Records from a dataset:

____

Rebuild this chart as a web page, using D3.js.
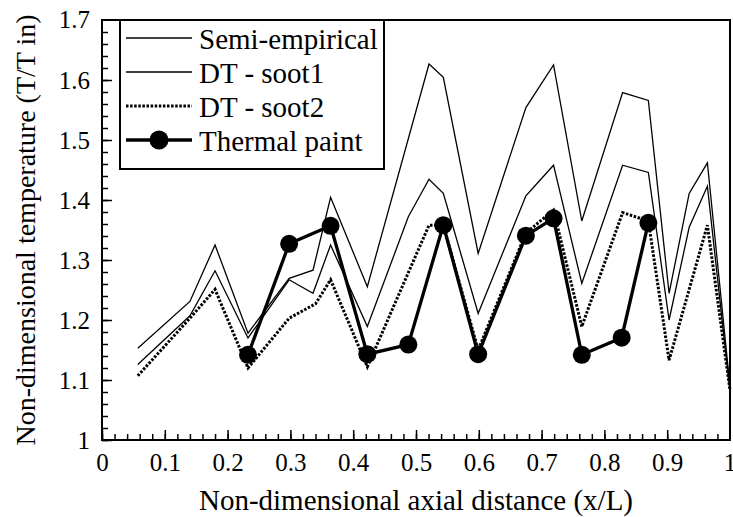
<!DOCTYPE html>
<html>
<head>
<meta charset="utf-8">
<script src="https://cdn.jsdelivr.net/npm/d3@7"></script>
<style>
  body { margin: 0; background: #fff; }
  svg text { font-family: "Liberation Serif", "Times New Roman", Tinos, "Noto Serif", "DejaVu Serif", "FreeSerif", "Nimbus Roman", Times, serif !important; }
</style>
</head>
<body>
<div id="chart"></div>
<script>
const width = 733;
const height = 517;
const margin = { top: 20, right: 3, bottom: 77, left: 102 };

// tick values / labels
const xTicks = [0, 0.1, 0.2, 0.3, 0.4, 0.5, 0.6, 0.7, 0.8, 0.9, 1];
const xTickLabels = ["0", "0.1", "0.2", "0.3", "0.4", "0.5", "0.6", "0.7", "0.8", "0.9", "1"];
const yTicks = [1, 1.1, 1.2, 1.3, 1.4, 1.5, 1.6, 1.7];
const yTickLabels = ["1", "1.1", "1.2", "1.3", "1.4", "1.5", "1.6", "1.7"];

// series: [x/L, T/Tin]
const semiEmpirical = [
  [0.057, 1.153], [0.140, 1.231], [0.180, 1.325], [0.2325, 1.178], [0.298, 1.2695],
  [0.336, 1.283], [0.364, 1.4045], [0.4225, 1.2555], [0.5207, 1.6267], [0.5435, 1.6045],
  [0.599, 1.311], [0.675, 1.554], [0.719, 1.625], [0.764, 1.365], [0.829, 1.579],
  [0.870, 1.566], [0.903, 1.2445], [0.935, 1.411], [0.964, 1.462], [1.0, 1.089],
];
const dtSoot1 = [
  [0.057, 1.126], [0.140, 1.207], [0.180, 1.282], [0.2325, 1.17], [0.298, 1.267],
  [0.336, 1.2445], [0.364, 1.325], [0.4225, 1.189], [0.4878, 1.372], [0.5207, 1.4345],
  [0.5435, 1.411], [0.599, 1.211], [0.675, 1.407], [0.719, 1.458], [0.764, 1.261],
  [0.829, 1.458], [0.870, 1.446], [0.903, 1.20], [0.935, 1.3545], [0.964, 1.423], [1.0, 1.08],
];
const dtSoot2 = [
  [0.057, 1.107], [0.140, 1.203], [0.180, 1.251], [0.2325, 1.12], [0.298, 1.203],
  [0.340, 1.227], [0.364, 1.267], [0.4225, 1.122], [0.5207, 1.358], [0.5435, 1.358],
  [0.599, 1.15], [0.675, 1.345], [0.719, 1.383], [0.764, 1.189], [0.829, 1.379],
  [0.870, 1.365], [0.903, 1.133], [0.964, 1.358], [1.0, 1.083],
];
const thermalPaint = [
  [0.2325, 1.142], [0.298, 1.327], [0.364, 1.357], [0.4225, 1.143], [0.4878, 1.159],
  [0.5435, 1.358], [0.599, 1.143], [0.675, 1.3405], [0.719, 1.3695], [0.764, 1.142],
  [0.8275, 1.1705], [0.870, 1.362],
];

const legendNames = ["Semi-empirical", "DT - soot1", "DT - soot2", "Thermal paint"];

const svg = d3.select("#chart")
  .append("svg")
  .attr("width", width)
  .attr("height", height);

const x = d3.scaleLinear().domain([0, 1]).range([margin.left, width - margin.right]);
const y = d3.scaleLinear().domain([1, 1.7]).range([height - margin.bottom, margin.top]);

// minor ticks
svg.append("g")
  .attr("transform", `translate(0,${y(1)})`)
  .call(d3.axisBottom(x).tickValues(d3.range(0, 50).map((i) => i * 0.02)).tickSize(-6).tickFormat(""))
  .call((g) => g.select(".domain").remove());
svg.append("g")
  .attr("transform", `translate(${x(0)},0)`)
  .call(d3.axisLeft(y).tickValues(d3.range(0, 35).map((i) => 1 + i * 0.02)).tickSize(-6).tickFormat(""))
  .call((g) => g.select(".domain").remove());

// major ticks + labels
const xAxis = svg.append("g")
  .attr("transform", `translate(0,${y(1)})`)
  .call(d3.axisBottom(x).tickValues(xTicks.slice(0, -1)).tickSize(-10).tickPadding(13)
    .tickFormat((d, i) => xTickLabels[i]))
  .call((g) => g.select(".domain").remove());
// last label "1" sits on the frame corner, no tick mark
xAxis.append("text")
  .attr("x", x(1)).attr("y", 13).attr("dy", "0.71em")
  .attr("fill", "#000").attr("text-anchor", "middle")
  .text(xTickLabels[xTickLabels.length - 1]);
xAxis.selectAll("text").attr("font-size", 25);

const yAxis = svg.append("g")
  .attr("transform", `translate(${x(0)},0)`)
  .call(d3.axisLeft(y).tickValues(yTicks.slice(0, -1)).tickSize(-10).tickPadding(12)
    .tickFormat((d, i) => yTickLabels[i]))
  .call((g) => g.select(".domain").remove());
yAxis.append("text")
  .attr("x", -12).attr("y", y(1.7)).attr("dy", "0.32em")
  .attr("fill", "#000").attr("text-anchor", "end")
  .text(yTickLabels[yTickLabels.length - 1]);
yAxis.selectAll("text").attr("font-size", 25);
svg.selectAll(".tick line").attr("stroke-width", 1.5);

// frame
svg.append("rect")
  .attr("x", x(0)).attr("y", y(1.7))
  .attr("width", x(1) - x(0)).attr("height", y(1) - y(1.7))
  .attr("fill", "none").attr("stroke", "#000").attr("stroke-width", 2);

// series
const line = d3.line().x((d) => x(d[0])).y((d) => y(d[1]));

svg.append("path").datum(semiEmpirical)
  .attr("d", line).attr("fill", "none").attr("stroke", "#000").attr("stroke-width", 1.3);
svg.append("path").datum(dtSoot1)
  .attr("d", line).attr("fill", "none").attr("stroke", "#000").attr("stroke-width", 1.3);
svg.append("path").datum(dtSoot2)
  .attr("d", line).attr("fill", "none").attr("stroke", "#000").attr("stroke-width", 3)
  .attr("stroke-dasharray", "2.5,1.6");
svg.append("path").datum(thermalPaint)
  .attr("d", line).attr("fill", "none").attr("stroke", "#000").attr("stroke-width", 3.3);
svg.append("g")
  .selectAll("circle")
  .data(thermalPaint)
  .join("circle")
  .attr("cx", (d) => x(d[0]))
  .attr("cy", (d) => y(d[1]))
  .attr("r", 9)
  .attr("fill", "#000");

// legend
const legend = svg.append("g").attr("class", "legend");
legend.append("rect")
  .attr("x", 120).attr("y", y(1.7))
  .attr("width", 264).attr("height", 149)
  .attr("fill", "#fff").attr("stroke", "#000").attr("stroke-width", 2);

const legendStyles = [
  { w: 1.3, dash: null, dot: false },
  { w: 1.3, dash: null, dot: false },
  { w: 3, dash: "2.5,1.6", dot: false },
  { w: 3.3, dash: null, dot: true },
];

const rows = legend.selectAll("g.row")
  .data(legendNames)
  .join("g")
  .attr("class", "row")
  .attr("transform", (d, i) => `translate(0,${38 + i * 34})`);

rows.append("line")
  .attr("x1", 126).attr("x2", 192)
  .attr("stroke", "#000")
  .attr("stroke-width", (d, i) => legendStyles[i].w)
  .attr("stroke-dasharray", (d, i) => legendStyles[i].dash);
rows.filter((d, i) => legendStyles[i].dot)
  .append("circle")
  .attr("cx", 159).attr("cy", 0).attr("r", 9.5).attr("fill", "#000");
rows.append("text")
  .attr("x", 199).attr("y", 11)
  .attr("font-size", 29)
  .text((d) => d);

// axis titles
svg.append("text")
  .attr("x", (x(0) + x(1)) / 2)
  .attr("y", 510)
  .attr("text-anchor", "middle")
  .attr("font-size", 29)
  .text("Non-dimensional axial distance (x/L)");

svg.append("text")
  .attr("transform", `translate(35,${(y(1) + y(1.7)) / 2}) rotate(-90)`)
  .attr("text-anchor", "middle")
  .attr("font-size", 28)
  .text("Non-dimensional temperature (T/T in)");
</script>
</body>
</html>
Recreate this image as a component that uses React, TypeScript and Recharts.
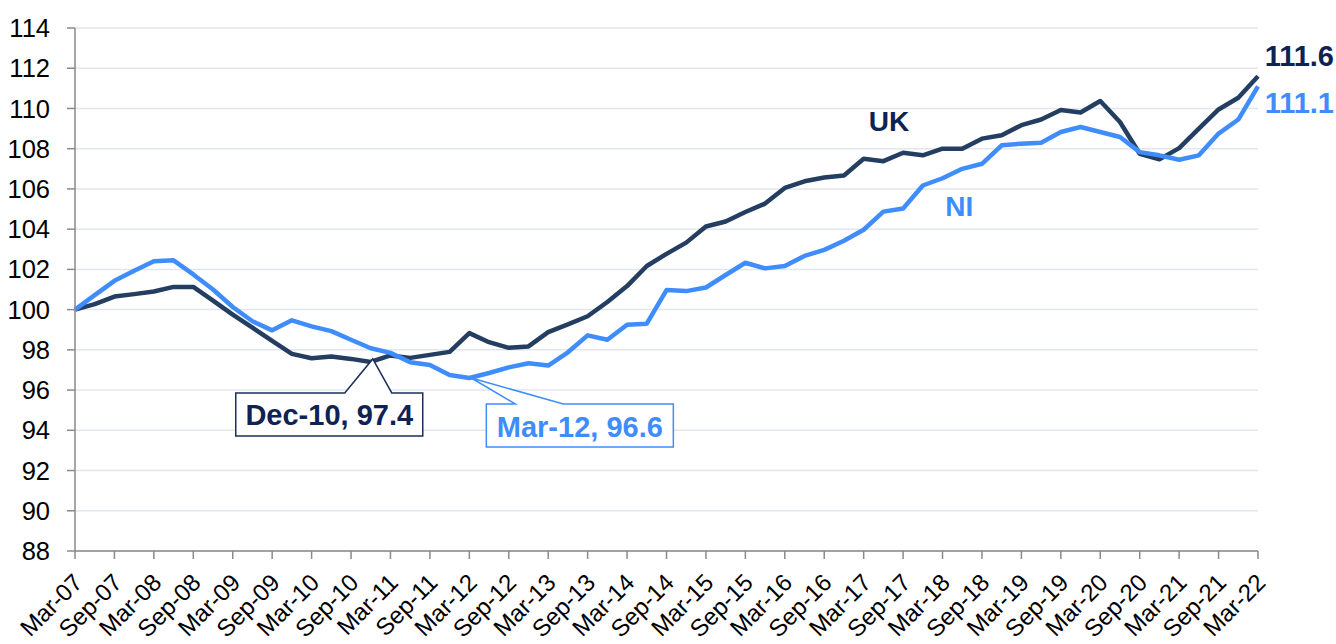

____

**Exercise objective**
Copy, word for word, the entries above from the first line to the line that holds "77, left: 102". Drop the pictures.

**Output for this exercise**
Rebuild this chart as a web page, using D3.js.
<!DOCTYPE html>
<html>
<head>
<meta charset="utf-8">
<script src="https://cdn.jsdelivr.net/npm/d3@7"></script>
<style>
  body { margin: 0; background: #fff; }
  svg text { font-family: "Liberation Serif", "Times New Roman", Tinos, "Noto Serif", "DejaVu Serif", "FreeSerif", "Nimbus Roman", Times, serif !important; }
</style>
</head>
<body>
<div id="chart"></div>
<script>
const width = 733;
const height = 517;
const margin = { top: 20, right: 3, bottom: 77, left: 102 };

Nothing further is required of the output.